A: The best parts of writing a thesis is doing research and rereading what you wrote. You get a certain amount of satisfaction producing something you worked hard for.

Q: What has been some of the most difficult parts of writing a thesis?
A: The most challenging part is the beginning. I had to reformulate my argument over and over again because I came across new research or reading in the middle of my process. The writing/editing is cumbersome as well. It’s a big task to take on.

Another part that made my research difficult was that I didn’t get to visit many of the architectural sites I talked about. Therefore, I felt that sort of reduced my credibility as a researcher.

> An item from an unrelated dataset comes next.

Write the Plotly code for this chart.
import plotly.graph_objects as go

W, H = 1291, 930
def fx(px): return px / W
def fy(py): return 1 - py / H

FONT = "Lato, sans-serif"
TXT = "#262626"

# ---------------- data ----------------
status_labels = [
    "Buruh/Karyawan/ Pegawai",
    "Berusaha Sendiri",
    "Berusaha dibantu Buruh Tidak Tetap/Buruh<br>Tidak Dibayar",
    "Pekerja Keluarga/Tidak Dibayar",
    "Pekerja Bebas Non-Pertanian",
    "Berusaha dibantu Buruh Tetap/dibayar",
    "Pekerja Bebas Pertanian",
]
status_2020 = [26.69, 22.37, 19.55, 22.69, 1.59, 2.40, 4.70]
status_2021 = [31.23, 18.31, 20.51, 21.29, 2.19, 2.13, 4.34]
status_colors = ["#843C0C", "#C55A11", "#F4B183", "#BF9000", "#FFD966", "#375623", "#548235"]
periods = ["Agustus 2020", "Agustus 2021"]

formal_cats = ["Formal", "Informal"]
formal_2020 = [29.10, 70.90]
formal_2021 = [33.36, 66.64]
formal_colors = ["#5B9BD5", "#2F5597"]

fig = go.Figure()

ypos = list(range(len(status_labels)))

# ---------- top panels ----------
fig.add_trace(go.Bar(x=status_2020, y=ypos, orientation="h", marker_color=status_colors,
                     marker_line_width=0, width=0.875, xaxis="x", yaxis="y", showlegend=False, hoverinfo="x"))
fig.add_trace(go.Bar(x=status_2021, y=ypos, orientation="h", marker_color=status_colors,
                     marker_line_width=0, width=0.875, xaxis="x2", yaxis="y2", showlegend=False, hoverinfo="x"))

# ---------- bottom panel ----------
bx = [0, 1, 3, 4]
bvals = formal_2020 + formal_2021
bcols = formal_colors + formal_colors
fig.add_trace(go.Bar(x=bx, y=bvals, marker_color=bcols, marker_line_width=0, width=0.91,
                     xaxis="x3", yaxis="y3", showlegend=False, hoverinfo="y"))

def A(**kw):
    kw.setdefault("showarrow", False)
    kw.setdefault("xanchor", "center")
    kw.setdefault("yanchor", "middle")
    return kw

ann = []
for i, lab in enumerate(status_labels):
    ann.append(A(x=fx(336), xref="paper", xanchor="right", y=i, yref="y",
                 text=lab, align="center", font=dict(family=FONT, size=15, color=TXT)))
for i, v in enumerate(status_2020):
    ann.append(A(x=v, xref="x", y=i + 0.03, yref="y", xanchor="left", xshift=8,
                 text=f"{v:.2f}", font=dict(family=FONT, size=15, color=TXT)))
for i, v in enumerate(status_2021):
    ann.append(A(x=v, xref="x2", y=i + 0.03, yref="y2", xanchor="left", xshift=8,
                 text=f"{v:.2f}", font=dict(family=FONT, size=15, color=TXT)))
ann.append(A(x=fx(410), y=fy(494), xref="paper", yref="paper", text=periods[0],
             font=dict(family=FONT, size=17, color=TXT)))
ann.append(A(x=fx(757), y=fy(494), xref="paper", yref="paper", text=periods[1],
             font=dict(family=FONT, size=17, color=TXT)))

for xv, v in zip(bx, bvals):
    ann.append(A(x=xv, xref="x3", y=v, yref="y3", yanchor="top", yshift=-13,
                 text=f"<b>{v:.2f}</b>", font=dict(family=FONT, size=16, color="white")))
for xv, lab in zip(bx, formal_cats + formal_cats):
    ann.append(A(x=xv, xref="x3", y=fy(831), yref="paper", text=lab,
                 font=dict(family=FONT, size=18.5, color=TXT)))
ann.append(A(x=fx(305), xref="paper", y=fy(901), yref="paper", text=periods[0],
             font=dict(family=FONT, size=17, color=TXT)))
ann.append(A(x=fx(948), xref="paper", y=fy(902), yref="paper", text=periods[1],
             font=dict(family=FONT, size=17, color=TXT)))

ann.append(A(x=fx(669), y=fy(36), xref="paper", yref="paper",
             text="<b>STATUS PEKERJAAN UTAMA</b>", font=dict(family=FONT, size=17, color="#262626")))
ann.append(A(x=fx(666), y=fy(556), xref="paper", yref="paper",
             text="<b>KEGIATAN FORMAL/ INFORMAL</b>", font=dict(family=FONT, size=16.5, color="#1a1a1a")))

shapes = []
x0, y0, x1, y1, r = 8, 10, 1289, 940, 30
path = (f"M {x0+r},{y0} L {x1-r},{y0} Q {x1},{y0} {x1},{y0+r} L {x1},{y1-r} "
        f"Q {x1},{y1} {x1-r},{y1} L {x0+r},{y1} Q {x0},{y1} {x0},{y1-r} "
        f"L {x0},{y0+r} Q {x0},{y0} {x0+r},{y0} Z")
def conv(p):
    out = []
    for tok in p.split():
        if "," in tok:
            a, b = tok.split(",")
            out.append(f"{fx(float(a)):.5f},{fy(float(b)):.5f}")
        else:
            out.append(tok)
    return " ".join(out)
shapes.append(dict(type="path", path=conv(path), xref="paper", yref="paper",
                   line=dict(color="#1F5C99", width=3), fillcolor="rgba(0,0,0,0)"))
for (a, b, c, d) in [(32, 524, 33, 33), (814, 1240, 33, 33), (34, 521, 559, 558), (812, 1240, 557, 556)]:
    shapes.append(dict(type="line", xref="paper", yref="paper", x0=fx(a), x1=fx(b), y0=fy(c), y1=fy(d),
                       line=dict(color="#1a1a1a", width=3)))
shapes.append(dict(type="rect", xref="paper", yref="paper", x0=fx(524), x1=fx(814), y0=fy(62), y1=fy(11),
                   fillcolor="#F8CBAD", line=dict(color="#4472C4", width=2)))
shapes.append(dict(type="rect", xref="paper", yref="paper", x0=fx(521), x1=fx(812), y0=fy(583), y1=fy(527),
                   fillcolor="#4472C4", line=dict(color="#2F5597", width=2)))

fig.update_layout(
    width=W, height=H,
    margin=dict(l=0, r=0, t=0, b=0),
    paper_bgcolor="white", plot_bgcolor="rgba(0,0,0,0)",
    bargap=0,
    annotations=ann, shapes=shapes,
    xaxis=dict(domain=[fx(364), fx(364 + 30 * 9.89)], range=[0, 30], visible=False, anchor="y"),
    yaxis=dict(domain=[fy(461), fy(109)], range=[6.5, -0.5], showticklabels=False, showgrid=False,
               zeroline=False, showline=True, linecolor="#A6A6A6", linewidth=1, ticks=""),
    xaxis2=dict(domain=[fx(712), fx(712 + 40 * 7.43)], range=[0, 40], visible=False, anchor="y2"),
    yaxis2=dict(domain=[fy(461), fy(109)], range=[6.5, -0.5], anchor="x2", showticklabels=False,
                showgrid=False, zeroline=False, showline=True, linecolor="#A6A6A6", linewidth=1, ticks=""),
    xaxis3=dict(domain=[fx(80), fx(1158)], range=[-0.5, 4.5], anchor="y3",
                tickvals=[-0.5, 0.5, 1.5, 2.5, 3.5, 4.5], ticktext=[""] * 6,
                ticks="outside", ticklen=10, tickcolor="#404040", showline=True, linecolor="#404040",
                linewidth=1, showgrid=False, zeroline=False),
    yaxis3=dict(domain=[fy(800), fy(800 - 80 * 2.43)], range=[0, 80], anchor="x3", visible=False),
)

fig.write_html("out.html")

Q: Where are you in the process? What do you have left to do?
A: I am editing my draft right now. I have five chapters and my final chapter is still in process. I also need to organize my bibliography and list of illustrations. I am probably going to spend the month of March editing and polishing my awkward sentences/paragraphs.

Q: Have there been any surprises in the process? Did your research turn out the way you expected it to?
A: I don’t think there were any surprises yet. I hope there won’t be any. At this point, I just want to produce a good paper and make a solid argument. The research is extensive but it’s interesting as well as informative in helping me build my arguments.

Q: When you have finished your thesis, what will you do with it?
A: I’ll probably not look at my thesis for a long time, but I’d like to reread it if I get the chance. I think the best part of producing a long paper is the sense of accomplishment you get when you read the finished product.